By Edith Allard
New, hands-on learning experiences will soon be offered for UNH students interested in using their careers as a source for social good.
That’s thanks to the new Center for Social Innovation and Enterprise, which will officially open on Nov. 20.
The Center is a joint venture by the Paul College and the Carsey School of Public Policy, and it will be co-directed by Carsey staff member Yusi Turell and Paul College professor Fiona Wilson.
“The Center for Social Innovation and Enterprise[’s] [mission is] to inspire and support students who are interested in building lasting solutions to our world’s toughest social and environmental problems,” said Turell and Wilson in a collaboratively written email.
The Center does help to support faculty members who teach courses related to social innovation, but the main focus is for the development of experiential learning opportunities for students. For example, the eight-week summer Social Innovation Internship will now fall under this new center, but even more opportunities will be available for future semesters. New internships and projects for socially minded organizations, as well as opportunities to visit socially innovative companies, are all in the works.

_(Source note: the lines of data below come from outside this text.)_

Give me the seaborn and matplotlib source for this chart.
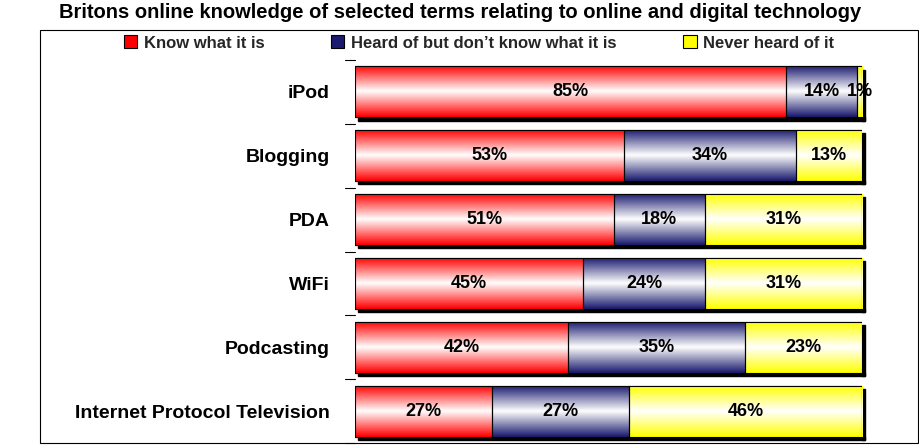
import matplotlib
matplotlib.use("Agg")
import matplotlib.pyplot as plt
import seaborn as sns
import numpy as np
import pandas as pd
from matplotlib.colors import LinearSegmentedColormap
from matplotlib.patches import Rectangle

categories = ["iPod", "Blogging", "PDA", "WiFi", "Podcasting", "Internet Protocol Television"]
know = [85, 53, 51, 45, 42, 27]
heard = [14, 34, 18, 24, 35, 27]
never = [1, 13, 31, 31, 23, 46]
series_names = ["Know what it is", "Heard of but don\u2019t know what it is", "Never heard of it"]
series_colors = ["#FF0000", "#1A1A6E", "#FFFF00"]

sns.set_theme(style="white")
plt.rcParams['font.family'] = ['Liberation Sans', 'DejaVu Sans']

fig = plt.figure(figsize=(9.2, 4.45), dpi=100)
W, H = 920, 445
ax = fig.add_axes([355 / W, 1 - 443 / H, (862 - 355) / W, (443 - 60) / H])

df = pd.DataFrame({"cat": categories, "know": know, "heard": heard, "never": never})
ypos = np.arange(len(categories))
left = np.zeros(len(categories))
ax.set_xlim(0, 100)
ax.set_ylim(len(categories) - 0.5, -0.5)

for col, name, colr in zip(["know", "heard", "never"], series_names, series_colors):
    vals = df[col].values
    bars = ax.barh(ypos, vals, left=left, height=0.8, color=colr, edgecolor="black",
                   linewidth=0.8, zorder=2, label=name)
    cmap = LinearSegmentedColormap.from_list("g", [colr, "white", colr])
    grad = np.linspace(0, 1, 64).reshape(-1, 1)
    for i, (b, v, l) in enumerate(zip(bars, vals, left)):
        x0, y0, w, h = b.get_x(), b.get_y(), b.get_width(), b.get_height()
        im = ax.imshow(grad, cmap=cmap, aspect="auto", extent=[x0, x0 + w, y0 + h, y0],
                       zorder=2.5, interpolation="bicubic")
        im.set_clip_path(b)
        ax.add_patch(Rectangle((x0, y0), w, h, fill=False, edgecolor="black", linewidth=0.8, zorder=3))
        ax.text(l + v / 2, ypos[i], f"{v}%", ha="center", va="center",
                fontsize=13, fontweight="bold", color="black", zorder=4)
    left = left + vals

for y in ypos:
    ax.add_patch(Rectangle((100, y - 0.4 + 0.05), 0.5, 0.8, color="black", zorder=1, clip_on=False))
    ax.add_patch(Rectangle((0.5, y + 0.4), 100, 0.05, color="black", zorder=1, clip_on=False))

ax.set_xticks([])
ax.set_yticks(ypos)
ax.set_yticklabels(categories, fontsize=14, fontweight="bold", color="black")
ax.tick_params(axis="y", length=0, pad=18)
for s in ["top", "right", "bottom", "left"]:
    ax.spines[s].set_visible(False)
for y in np.arange(-0.5, len(categories), 1):
    ax.plot([-2, 0], [y, y], color="black", lw=0.8, clip_on=False, zorder=1)

fig.add_artist(Rectangle((40 / W, 1 - 443 / H), (918 - 40) / W, (443 - 30) / H,
                         transform=fig.transFigure, fill=False, edgecolor="black", lw=0.8))

fig.text(0.5, 1 - 12 / H, "Britons online knowledge of selected terms relating to online and digital technology",
         ha="center", va="center", fontsize=14.5, fontweight="bold", color="black")

ax.legend(loc="center", bbox_to_anchor=(0.5 * (40 + 918) / W, 1 - 43 / H),
          bbox_transform=fig.transFigure, ncol=3, frameon=False,
          prop={"weight": "bold", "size": 12}, handlelength=0.8, handleheight=0.8,
          columnspacing=4.0, handletextpad=0.4)

fig.savefig("out.png", dpi=100)
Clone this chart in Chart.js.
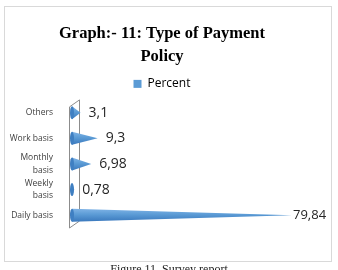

Another project the Center wants to pursue is a variety of Social Innovation Career Forums, featuring many different companies or organizations focused on one key problem, such as climate change. These forums will highlight the range of disciplines that can be used to solve the same issue.
According to a press release, more than only students will be impacted from the teachings of the new center. Entrepreneurs, policymaking professionals and UNH scholars will all benefit from understanding exactly how business and innovation can be used to solve social or environmental problems.
“By exposing future and current policymaking professionals to these tools, we will improve their practice,” said Carsey School of Public Policy Director Michael Ettlinger in the press release. “Likewise, social entrepreneurs will benefit from a deeper understanding of the societal and policy context of their enterprises.”
In addition to the opening of the Center, Nov. 20 also marks the concluding day of the Social Venture Innovation Challenge, where the winning ideas for a socially minded company will be announced. Gary Hirshberg, co-founder of Stonyfield farm, will be keynoting for the event, which is organized by the Center for Social Innovation and Enterprise.
Turell and Wilson felt there was “no better way to celebrate the growth and potential of UNH’s social innovation activities” than by holding the official opening of the center on that day.
Ultimately, the co-directors of the Center hope to help students “find applied opportunities to build their change-making skills.” Within the next few months, more of these kinds of opportunities will begin to become available.